Lemonade Mouth follows the story of five high school freshmen- Olivia Whitehead, Wendel “Wen” Gifford, Stella Penn, Charlie Hirsch, and Mohini “Mo” Banerjee -who meet in detention and end up forming a band to help each other, as well as themselves, overcome the struggles of high school and their own lives.
Although I had seen the Disney Channel movie version of the story first, the movie had followed its source material so loosely that the book itself often had me questioning where the story was going to go next. I often sympathized, and even empathized, with the struggles of the characters and felt happy for them when they received their own little version of a “happy ending”.
When I finished the book, I felt as though I’d had an increase in my self confidence. After reading about such relatable characters overcome their struggles and feel confident in themselves, I was starting to feel the same way about myself. The book discusses several topics, but the most impactful one for me was the topic of death and grief, which go hand-in-hand. It taught me to be thankful for the life I was given and to embrace it.
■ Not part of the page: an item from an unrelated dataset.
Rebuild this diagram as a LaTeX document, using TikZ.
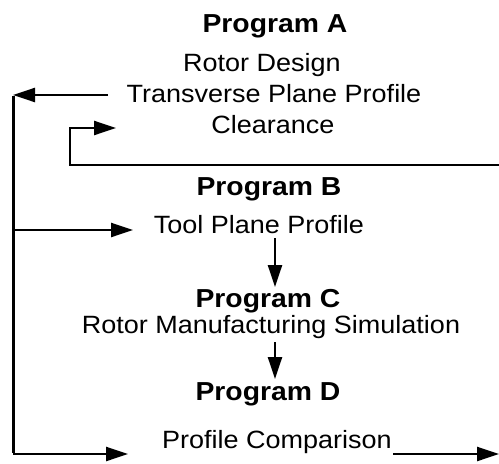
\documentclass[tikz,border=0pt]{standalone}
\usepackage{fontspec}
\setmainfont{Liberation Sans}
\newfontfamily\regfont[FakeStretch=1.08]{Liberation Sans}
\newfontfamily\headfont[FakeStretch=1.09]{Liberation Sans Bold}
\usetikzlibrary{arrows.meta}
\begin{document}
\begin{tikzpicture}[x=1pt,y=-1pt,
  head/.style={anchor=base,inner sep=0pt,font=\headfont\fontsize{26}{30}\selectfont},
  txt/.style={anchor=base,inner sep=0pt,font=\regfont\fontsize{25}{30}\selectfont},
  arr/.style={line width=2.4pt,-{Triangle[length=22pt,width=14pt]}},
  spine/.style={line width=3pt}]
\useasboundingbox (0,0) rectangle (499,464);
% texts
\node[head] (pa) at (275,32) {Program A};
\node[txt] (rd) at (262,71) {Rotor Design};
\node[txt] (tpp) at (274,102) {Transverse Plane Profile};
\node[txt] (cl) at (273,133) {Clearance};
\node[head] (pb) at (269,195) {Program B};
\node[txt] (tool) at (259,233) {Tool Plane Profile};
\node[head] (pc) at (268,307) {Program C};
\node[txt] (rms) at (271,333) {Rotor Manufacturing Simulation};
\node[head] (pd) at (268,400) {Program D};
\node[txt] (cmp) at (277,448) {Profile Comparison};
% coordinates
\coordinate (tS) at (108,95);
\coordinate (tL) at (13,95);
\coordinate (bL) at (13,454);
\coordinate (mL) at (13,230);
\coordinate (mE) at (133,230);
\coordinate (bE) at (128,454);
\coordinate (rS) at (499,165);
\coordinate (c1) at (70,165);
\coordinate (c2) at (70,128);
\coordinate (c3) at (116,128);
\coordinate (d1s) at (275,238);
\coordinate (d1e) at (275,287);
\coordinate (d2s) at (275,342);
\coordinate (d2e) at (275,379);
\coordinate (pS) at (393,454);
\coordinate (pE) at (499,454);
% connectors
\draw[arr] (tS) -- (tL);
\draw[spine] ([yshift=-1.2pt]tL) -- ([yshift=1.2pt]bL);
\draw[arr] (mL) -- (mE);
\draw[arr] (bL) -- (bE);
\draw[arr] (rS) -- (c1) -- (c2) -- (c3);
\draw[arr] (d1s) -- (d1e);
\draw[arr] (d2s) -- (d2e);
\draw[arr] (pS) -- (pE);
\end{tikzpicture}
\end{document}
I found this book to be very unique and memorable. It teaches a lesson about being yourself and overcoming life’s obstacles, which has really been done to death, but the book teaches these lessons in its own unique way. It also touches on serious topics, such as grief and feeling like an outsider, but it is still well-balanced with the book’s positive message, which is exactly why I would recommend it.
While reading the book, I had only two problems- one minor, and one major. The only minor problem I had was the band’s unconvincing ability to create music using anything, even the combination of a rubber band and tapping on a desk. The only major problem I had was when Wen, one of Lemonade Mouth’s five band members, talked about his inner struggle to accept his dad’s young new girlfriend, Sydney, a gorgeous twenty-eight year old graphic designer, due to Wen’s larger than life crush on her, which could get a bit inappropriate at times.
One of the many subjects the book touches upon is bullying. Most books that talk about this subject talk about the main protagonist’s struggle against the bully, not to mention their internal struggle. In this book, however, the characters push through that struggle and even use a nickname a bully gave them- Lemonade Mouth -as their band name, which shows the reader that, even in a negative situation, there can be a positive outcome.
Lemonade Mouth did an excellent job achieving its goal by including characters that were relatable and likeable, which helped with the impact of its lesson. I believe that the reason why I found the characters to be so relatable is because of personal experiences that I have had that helped me relate to this book, such as grieving over the loss of loved ones, feeling pressured to be perfect, and feeling like an outcast for being different from everyone else. The book’s ending suggests that the five friends could end up pursuing a career with their new band, which they do attempt in the book’s sequel, which also seemed to be the only thing that felt left out. If you are struggling, or have struggled, with self esteem, then this book has the perfect, encouraging story for you.